# Stated task
Your job is to retype all of the data word for word, leaving every image out.

=== Given material ===

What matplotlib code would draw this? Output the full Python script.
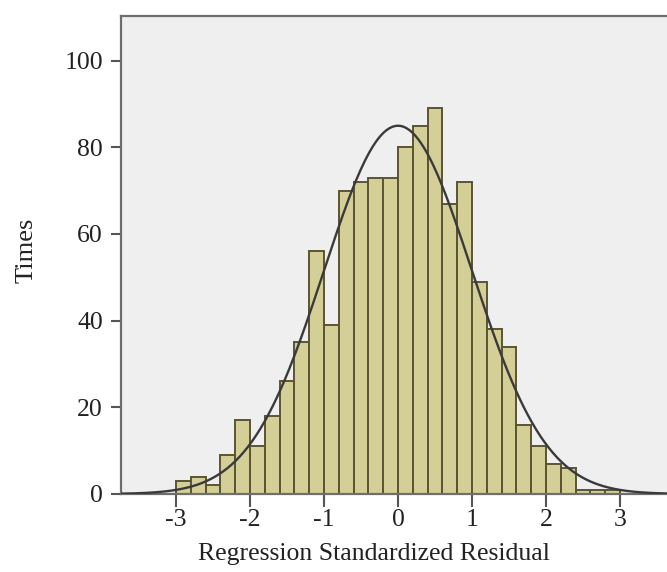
import numpy as np
import matplotlib
matplotlib.use('Agg')
import matplotlib.pyplot as plt

# ── 数据 ──
bin_edges = [-3.0, -2.8, -2.6, -2.4, -2.2, -2.0, -1.8, -1.6, -1.4, -1.2,
             -1.0, -0.8, -0.6, -0.4, -0.2, 0.0, 0.2, 0.4, 0.6, 0.8,
             1.0, 1.2, 1.4, 1.6, 1.8, 2.0, 2.2, 2.4, 2.6, 2.8, 3.0]
counts = [3, 4, 2, 9, 17, 11, 18, 26, 35, 56,
          39, 70, 72, 73, 73, 80, 85, 89, 67, 72,
          49, 38, 34, 16, 11, 7, 6, 1, 1, 1]
res_mean = 0.0
res_std = 1.0
x_ticks = [-3, -2, -1, 0, 1, 2, 3]
y_ticks = [0, 20, 40, 60, 80, 100]

plt.rcParams['font.family'] = ['Liberation Serif', 'DejaVu Serif']

fig = plt.figure(figsize=(6.67, 5.72), dpi=100)
ax = fig.add_axes([121 / 667, 1 - 494 / 572, 1 - 121 / 667, (494 - 16) / 572])
ax.set_facecolor('#efefef')

edges = np.array(bin_edges)
widths = np.diff(edges)
ax.bar(edges[:-1], counts, width=widths, align='edge',
       color='#d4cf97', edgecolor='#5a5433', linewidth=1.4, zorder=2)

# 正态曲线
n = sum(counts)
bw = widths[0]
xs = np.linspace(-3.75, 3.65, 400)
ys = n * bw * np.exp(-0.5 * ((xs - res_mean) / res_std) ** 2) / (res_std * np.sqrt(2 * np.pi))
ax.plot(xs, ys, color='#3a3a3a', linewidth=1.7, zorder=3)

ax.set_xlim(-3.743, 3.635)
ax.set_ylim(0, 110.3)
ax.set_xticks(x_ticks)
ax.set_xticklabels([str(t) for t in x_ticks])
ax.set_yticks(y_ticks)

for s in ['left', 'top', 'bottom']:
    ax.spines[s].set_color('#6e6e6e')
    ax.spines[s].set_linewidth(1.6)
ax.spines['right'].set_visible(False)
ax.tick_params(axis='y', direction='out', length=7, width=1.5, color='#555555',
               labelsize=18.5, pad=6, labelcolor='#222222')
ax.tick_params(axis='x', direction='out', length=9, width=1.5, color='#555555',
               labelsize=18.5, pad=2, labelcolor='#222222')

ax.set_xlabel('Regression Standardized Residual', fontsize=18.5, color='#222222')
ax.xaxis.set_label_coords(0.463, -0.102)
ax.set_ylabel('Times', fontsize=19, color='#222222')
ax.yaxis.set_label_coords(-0.152, 0.51)

fig.savefig('out.png', dpi=100)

===

# Written answer
What matplotlib code would draw this? Output the full Python script.
import numpy as np
import matplotlib
matplotlib.use('Agg')
import matplotlib.pyplot as plt

# ── 数据 ──
bin_edges = [-3.0, -2.8, -2.6, -2.4, -2.2, -2.0, -1.8, -1.6, -1.4, -1.2,
             -1.0, -0.8, -0.6, -0.4, -0.2, 0.0, 0.2, 0.4, 0.6, 0.8,
             1.0, 1.2, 1.4, 1.6, 1.8, 2.0, 2.2, 2.4, 2.6, 2.8, 3.0]
counts = [3, 4, 2, 9, 17, 11, 18, 26, 35, 56,
          39, 70, 72, 73, 73, 80, 85, 89, 67, 72,
          49, 38, 34, 16, 11, 7, 6, 1, 1, 1]
res_mean = 0.0
res_std = 1.0
x_ticks = [-3, -2, -1, 0, 1, 2, 3]
y_ticks = [0, 20, 40, 60, 80, 100]

plt.rcParams['font.family'] = ['Liberation Serif', 'DejaVu Serif']

fig = plt.figure(figsize=(6.67, 5.72), dpi=100)
ax = fig.add_axes([121 / 667, 1 - 494 / 572, 1 - 121 / 667, (494 - 16) / 572])
ax.set_facecolor('#efefef')

edges = np.array(bin_edges)
widths = np.diff(edges)
ax.bar(edges[:-1], counts, width=widths, align='edge',
       color='#d4cf97', edgecolor='#5a5433', linewidth=1.4, zorder=2)

# 正态曲线
n = sum(counts)
bw = widths[0]
xs = np.linspace(-3.75, 3.65, 400)
ys = n * bw * np.exp(-0.5 * ((xs - res_mean) / res_std) ** 2) / (res_std * np.sqrt(2 * np.pi))
ax.plot(xs, ys, color='#3a3a3a', linewidth=1.7, zorder=3)

ax.set_xlim(-3.743, 3.635)
ax.set_ylim(0, 110.3)
ax.set_xticks(x_ticks)
ax.set_xticklabels([str(t) for t in x_ticks])
ax.set_yticks(y_ticks)

for s in ['left', 'top', 'bottom']:
    ax.spines[s].set_color('#6e6e6e')
    ax.spines[s].set_linewidth(1.6)
ax.spines['right'].set_visible(False)
ax.tick_params(axis='y', direction='out', length=7, width=1.5, color='#555555',
               labelsize=18.5, pad=6, labelcolor='#222222')
ax.tick_params(axis='x', direction='out', length=9, width=1.5, color='#555555',
               labelsize=18.5, pad=2, labelcolor='#222222')

ax.set_xlabel('Regression Standardized Residual', fontsize=18.5, color='#222222')
ax.xaxis.set_label_coords(0.463, -0.102)
ax.set_ylabel('Times', fontsize=19, color='#222222')
ax.yaxis.set_label_coords(-0.152, 0.51)

fig.savefig('out.png', dpi=100)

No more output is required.